Можно бы предположить, что Ярослав был благодушным и рассеянным рогоносцем, который не подозревал, откуда у его «третьей» жены вдруг в большом количестве стали появляться дети. Но такое предположение противоречит версии самого же Нестеренко. По его мнению, князь Ярослав прекрасно знал, что дети не его. Откуда это известно? По мнению Нестеренко, все очень просто: оказывается, Ярослав детей не любил[67]. То есть, пока жена их «делала» с другим мужчиной (или с другими мужчинами), еще как-то терпел, а потом справиться с собой не смог. Трагедия поистине шекспировского масштаба. В чем же проявлялась эта нелюбовь? Как это можно выяснить по тексту летописи, в котором о любви или нелюбви нет ни слова?

Как уже говорилось выше, неразрешимых вопросов для увлеченного энтузиаста нет. В этом и заключается одно из главных отличий научного подхода от «альтернативного».

Кандидат философских наук дает ответ: то, что Ярослав детей не любил, видно по тому, что он послал их княжить в Новгород, который почему-то представляется Нестеренко каким-то ужасным местом. Но, во-первых, остается неясным, что же в нем такого ужасного? Во-вторых, нужно принять во внимание, что подобным образом поступали и многие русские князья, начиная со Святослава Игоревича. Неужели их всех терзала половая дисфункция и их дети тоже не были родными?

Весьма характерной деталью подхода Нестеренко является элемент конспирологии, являющейся обязательным звеном большинства «альтернативных» концепций. Он пишет: «Остается загадкой, почему советские и вслед за ними российские историки с таким упорством отстаивают умозрительную гипотезу и т. д.». В самом деле, кандидату философских наук не ясно, чего это историки возятся, и «разводят контрреволюцию», когда все так просто и ясно? Не иначе тут кроется страшная тайна!

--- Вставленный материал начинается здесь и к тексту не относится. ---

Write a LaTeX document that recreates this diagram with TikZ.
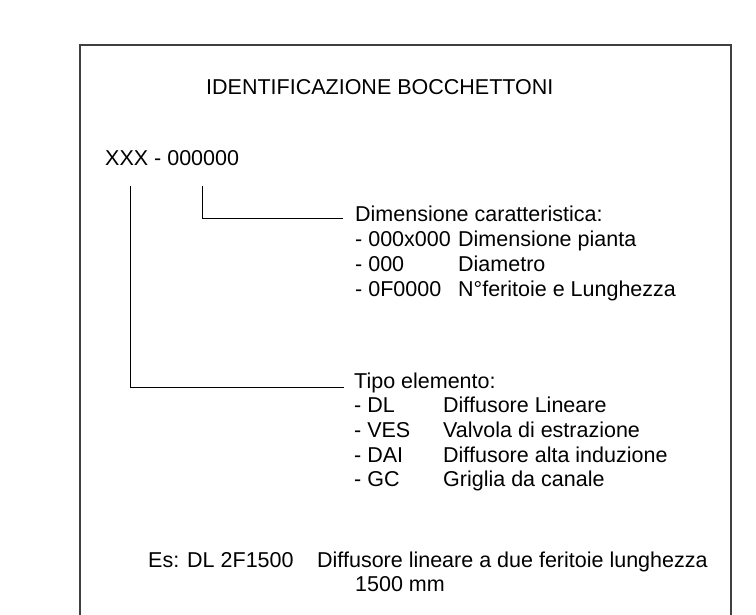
\documentclass[tikz,border=0pt]{standalone}
\usepackage{fontspec}
\setmainfont{Liberation Sans}
\usetikzlibrary{positioning}

\begin{document}
\begin{tikzpicture}[
        x=1pt, y=-1pt,
        font=\fontsize{21.5}{24.7}\selectfont,
        txt/.style={anchor=base west, inner sep=0pt},
        frame/.style={draw=black!75, line width=1.2pt},
        lead/.style={draw=black, line width=1pt}
        ]
        \useasboundingbox (0,0) rectangle (756,615);

        % open frame, runs off the bottom of the page
        \draw[frame] (80,615) -- (80,45) -- (731,45) -- (731,615);

        \node (title) [txt] at (206,95) {IDENTIFICAZIONE BOCCHETTONI};
        \node (code) [txt] at (105,166) {XXX - 000000};

        \node (dim) [txt] at (355,222) {\begin{tabular}[t]{@{}p{103pt}@{}l@{}}
            \multicolumn{2}{@{}l@{}}{Dimensione caratteristica:}\\
            - 000x000 & Dimensione pianta\\
            - 000     & Diametro\\
            - 0F0000  & N°feritoie e Lunghezza
            \end{tabular}};

        \node (tipo) [txt] at (354,388) {\begin{tabular}[t]{@{}p{89pt}@{}l@{}}
            \multicolumn{2}{@{}l@{}}{Tipo elemento:}\\
            - DL  & Diffusore Lineare\\
            - VES & Valvola di estrazione\\
            - DAI & Diffusore alta induzione\\
            - GC  & Griglia da canale
            \end{tabular}};

        \node (es) [txt] at (148,567) {Es: DL 2F1500};
        \node (esdesc) [txt] at (317,567) {\begin{tabular}[t]{@{}l@{}}
            Diffusore lineare a due feritoie lunghezza\\
            \hspace*{38pt}1500 mm
            \end{tabular}};

        % leaders from the code fields to their legends
        \coordinate (xxx) at ([xshift=25pt, yshift=-20pt]code.base west);
        \coordinate (num) at ([xshift=97pt, yshift=-20pt]code.base west);
        \draw[lead] (num) |- ([xshift=-12pt, yshift=3pt]dim.base west);
        \draw[lead] (xxx) |- ([xshift=-10pt, yshift=1pt]tipo.base west);
\end{tikzpicture}
\end{document}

На самом деле тайны нет никакой. Простота эта кажущаяся и рассыпается как карточный домик при добросовестном взгляде. Так, например, довод о недопустимости близкородственного брака Андрея Ярославича и дочери Даниила Романовича Галицкого не выглядит основательным, если ориентироваться не на современные церковные реалии и не на цитату в моей статье, а на древнерусские тексты. Между тем древнерусские Кормчие, в которых нормировались разрешенные степени брака, оперируют терминами родства только по мужской линии: «Тако есть право уне поимания: брата два – то две колене»[68], что при буквальном их прочтении открывает большие возможности для обхода, ведь Андрей и дочь Даниила принадлежат к разным родам и связаны только через сестер (Анну и Феодосию).